Al fin. Lo pillé. Aunque sin fiebre ni pérdidas olfativas. Sólo unos mocos de órdago cual infante de primaria y cierto cansancio de falsa senectud. 

Los covidianos vivimos en un tránsito sociolaboral digno de tesis doctoral. «No vayas al trabajo que me lo vas a pegar, pero quédate en casa teletrabajando». La farmacéutica me informa previamente a la compra del consabido test: «si da positivo y no tienes fiebre, vida normal». Normal, y qué es normal, pienso mientras me alejo de la botica. Ayer nos vetan la entrada a mi hijo y a mí en la ortodoncista. «Pero si él no tiene covid». Me siento como un inconsciente alemán mirando el mapa en la curva respondiendo al grito de los cabreados coches mientras le adelantan: «Mí no entenderr». 

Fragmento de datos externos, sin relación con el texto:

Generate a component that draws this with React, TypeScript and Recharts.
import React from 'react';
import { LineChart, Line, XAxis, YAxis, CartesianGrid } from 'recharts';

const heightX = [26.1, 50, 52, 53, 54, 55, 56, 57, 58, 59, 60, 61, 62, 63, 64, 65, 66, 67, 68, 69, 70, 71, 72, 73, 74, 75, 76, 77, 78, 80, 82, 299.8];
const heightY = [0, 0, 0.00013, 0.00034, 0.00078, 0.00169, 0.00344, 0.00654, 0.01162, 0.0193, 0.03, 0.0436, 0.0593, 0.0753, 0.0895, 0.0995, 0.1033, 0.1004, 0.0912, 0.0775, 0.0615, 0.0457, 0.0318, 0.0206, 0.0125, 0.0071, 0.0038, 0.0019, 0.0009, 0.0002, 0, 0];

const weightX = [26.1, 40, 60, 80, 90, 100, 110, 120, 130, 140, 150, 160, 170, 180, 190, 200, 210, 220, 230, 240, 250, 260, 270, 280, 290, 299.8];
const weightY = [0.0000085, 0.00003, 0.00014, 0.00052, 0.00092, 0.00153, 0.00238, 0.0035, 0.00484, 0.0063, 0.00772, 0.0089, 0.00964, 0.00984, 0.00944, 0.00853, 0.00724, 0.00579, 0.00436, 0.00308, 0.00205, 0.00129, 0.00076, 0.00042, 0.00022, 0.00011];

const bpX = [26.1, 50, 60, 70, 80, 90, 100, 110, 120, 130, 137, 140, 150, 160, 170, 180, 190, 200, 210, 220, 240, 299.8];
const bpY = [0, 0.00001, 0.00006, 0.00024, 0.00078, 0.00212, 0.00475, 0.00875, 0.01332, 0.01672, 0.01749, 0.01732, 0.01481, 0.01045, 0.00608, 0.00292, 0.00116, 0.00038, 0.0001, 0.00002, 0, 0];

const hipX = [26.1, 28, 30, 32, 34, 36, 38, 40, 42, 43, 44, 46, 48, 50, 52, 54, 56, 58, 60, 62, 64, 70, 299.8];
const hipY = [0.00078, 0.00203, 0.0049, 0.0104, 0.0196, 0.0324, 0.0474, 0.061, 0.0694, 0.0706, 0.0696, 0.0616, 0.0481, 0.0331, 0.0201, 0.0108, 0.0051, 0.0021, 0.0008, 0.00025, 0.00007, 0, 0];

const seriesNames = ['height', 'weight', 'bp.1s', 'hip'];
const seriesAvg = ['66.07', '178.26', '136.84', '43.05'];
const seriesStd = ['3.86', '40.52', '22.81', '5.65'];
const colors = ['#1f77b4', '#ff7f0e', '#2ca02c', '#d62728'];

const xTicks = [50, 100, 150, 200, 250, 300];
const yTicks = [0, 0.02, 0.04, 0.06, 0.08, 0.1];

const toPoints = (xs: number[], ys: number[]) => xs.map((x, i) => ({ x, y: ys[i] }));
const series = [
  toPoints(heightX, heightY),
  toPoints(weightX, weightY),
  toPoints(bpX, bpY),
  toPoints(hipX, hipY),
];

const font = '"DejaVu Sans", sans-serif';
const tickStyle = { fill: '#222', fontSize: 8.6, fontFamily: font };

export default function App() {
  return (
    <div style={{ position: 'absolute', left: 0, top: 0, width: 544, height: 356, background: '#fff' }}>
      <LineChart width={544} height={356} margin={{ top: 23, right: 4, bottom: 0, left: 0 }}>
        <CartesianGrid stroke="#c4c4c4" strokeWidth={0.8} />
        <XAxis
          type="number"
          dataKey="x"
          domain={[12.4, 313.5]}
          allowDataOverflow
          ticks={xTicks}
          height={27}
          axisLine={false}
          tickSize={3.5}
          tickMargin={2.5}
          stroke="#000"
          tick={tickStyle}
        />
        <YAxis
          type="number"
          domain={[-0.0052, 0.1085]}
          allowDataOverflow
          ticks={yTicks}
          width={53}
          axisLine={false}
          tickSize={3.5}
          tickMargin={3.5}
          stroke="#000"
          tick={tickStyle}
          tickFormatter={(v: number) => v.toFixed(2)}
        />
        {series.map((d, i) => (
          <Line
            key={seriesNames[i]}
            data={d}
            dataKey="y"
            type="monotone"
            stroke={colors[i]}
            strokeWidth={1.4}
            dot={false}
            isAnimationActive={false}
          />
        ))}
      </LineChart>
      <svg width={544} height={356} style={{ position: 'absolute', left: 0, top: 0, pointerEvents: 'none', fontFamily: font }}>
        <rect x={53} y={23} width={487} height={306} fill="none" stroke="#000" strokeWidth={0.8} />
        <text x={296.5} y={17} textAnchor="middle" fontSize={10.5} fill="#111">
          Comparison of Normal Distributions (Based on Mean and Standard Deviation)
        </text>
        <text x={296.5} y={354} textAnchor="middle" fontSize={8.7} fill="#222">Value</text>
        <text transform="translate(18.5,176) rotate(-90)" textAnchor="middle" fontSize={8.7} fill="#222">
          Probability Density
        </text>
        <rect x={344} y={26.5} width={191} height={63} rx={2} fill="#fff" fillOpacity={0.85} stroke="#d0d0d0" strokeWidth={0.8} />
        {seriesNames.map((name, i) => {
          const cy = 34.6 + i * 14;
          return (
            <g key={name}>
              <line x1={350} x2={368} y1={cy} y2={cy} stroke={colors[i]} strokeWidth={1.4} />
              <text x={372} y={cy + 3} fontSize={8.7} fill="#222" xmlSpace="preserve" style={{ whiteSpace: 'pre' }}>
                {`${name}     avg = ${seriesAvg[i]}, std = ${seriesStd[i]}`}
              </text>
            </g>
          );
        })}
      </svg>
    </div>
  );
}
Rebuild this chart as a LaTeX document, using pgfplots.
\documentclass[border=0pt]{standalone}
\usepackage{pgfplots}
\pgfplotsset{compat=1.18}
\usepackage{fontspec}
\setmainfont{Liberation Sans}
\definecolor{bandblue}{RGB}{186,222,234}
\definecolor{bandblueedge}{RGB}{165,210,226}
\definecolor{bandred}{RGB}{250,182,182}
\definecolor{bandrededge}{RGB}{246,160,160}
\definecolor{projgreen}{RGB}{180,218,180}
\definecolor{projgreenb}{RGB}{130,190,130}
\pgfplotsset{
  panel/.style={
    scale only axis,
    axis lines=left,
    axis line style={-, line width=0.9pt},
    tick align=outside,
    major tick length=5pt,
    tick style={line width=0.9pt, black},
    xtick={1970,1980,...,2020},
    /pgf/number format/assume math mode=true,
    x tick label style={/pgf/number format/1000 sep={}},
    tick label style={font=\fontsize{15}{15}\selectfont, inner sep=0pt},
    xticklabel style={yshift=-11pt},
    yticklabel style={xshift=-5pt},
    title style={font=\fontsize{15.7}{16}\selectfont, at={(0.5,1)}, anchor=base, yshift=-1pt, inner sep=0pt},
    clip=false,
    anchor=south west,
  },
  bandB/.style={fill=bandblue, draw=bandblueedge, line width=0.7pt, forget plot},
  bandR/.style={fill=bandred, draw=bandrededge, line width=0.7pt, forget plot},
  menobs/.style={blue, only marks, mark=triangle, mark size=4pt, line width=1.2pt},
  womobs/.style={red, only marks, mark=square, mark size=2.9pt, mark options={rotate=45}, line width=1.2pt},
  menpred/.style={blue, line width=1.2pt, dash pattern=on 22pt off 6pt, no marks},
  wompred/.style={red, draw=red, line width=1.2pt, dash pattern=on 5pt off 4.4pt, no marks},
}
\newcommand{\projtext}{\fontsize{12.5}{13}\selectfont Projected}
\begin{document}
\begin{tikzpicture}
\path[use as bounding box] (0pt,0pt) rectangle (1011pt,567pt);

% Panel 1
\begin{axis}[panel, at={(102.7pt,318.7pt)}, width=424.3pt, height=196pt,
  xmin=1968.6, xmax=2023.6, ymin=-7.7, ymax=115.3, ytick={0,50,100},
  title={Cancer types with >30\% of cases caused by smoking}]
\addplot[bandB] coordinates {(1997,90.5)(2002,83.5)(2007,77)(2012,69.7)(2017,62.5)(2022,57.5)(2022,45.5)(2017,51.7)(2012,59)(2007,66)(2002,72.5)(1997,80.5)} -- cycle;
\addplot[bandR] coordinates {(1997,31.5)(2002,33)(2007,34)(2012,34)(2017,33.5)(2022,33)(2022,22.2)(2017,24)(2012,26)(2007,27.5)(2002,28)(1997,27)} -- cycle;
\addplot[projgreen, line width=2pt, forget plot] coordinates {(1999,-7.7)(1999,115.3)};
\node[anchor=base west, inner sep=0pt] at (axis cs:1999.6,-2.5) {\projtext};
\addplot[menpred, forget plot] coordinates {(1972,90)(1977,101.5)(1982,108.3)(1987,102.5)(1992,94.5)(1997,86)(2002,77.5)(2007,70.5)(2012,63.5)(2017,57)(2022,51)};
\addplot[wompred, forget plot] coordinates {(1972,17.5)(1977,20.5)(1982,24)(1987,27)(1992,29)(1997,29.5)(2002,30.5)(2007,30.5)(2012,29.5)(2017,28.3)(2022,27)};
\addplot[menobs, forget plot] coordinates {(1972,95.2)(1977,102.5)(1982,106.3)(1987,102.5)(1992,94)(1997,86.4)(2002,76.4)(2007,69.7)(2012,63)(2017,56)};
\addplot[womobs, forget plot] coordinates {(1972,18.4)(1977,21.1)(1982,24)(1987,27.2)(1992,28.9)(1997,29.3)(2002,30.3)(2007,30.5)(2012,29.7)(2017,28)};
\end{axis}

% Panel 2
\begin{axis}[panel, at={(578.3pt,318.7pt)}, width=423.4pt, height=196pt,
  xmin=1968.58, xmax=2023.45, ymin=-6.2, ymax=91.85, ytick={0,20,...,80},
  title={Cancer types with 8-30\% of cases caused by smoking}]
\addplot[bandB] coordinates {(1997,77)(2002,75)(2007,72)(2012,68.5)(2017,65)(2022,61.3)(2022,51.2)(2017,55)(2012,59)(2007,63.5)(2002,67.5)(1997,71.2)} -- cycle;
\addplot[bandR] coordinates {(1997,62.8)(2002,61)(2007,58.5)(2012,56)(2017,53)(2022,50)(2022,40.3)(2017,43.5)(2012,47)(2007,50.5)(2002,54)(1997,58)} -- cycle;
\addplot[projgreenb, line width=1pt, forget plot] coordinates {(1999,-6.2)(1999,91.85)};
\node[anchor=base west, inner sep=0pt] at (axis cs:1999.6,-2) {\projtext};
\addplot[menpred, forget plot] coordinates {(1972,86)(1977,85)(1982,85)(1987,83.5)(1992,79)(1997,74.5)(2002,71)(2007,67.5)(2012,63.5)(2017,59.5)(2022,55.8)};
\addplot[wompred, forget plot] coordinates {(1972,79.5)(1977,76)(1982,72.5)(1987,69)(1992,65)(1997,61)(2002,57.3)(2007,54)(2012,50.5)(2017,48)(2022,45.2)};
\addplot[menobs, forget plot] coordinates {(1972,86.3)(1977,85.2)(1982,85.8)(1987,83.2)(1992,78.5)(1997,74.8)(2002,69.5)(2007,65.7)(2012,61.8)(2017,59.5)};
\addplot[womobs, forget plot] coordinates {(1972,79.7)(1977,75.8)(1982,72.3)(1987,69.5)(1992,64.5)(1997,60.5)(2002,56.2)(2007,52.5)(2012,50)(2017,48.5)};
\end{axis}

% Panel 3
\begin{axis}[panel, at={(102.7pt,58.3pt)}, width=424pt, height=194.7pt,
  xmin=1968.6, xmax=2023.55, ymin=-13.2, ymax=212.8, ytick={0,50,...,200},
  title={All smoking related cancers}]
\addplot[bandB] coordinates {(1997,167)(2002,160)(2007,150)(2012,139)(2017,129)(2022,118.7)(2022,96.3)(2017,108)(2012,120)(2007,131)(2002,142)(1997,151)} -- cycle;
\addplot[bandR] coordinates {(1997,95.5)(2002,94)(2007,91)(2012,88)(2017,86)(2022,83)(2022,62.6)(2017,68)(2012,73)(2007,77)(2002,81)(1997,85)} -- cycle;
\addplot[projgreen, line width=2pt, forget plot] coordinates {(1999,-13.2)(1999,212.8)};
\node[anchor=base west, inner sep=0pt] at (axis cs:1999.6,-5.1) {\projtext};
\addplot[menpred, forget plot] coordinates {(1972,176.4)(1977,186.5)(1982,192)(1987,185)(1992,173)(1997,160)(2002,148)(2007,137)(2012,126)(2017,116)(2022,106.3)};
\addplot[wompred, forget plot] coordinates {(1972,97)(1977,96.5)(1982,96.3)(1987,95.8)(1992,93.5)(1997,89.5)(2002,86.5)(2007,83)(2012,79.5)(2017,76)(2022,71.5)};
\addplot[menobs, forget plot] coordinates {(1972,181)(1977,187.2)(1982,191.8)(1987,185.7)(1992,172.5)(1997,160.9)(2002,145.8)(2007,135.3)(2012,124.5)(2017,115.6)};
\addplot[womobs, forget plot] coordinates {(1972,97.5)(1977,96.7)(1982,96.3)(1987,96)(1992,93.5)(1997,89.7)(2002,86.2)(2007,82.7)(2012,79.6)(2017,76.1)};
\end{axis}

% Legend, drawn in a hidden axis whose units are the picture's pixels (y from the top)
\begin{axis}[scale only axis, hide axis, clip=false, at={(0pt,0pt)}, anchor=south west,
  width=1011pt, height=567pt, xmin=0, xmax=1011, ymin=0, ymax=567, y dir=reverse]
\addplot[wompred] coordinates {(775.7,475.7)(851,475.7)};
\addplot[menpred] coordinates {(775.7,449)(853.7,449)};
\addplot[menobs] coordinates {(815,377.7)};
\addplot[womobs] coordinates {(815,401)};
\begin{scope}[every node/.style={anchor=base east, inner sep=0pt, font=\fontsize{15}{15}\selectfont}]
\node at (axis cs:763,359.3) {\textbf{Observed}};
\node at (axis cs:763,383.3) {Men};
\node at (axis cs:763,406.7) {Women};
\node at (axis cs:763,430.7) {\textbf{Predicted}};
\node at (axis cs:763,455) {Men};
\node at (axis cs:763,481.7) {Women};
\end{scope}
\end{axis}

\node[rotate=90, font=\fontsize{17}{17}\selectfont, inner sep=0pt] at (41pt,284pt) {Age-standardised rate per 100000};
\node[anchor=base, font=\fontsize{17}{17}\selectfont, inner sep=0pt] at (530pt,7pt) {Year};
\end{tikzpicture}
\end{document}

Y es que nuestra readaptación mental es más lenta que la rápida transformación de esta bienmutada gripe. El cortisol, padre del miedo, lo fabricamos como churros, pero cuesta un mundo encontrar un vertedero donde desecharlo y reside días y días en nuestro cuerpo en forma de ansiedad. La adaptación a las nuevas tecnologías, al mutante precio de la energía, al cambio climático o a la volatilidad de la bolsa es nuestra eterna tarea y a mayor edad, mayor esclerosis. 

El covid no lo escoges, pero al menos, la perplejidad que me confiere este estado de virusválido se extinguirá en unos días y veré a los próximos griposos con mayor empatía.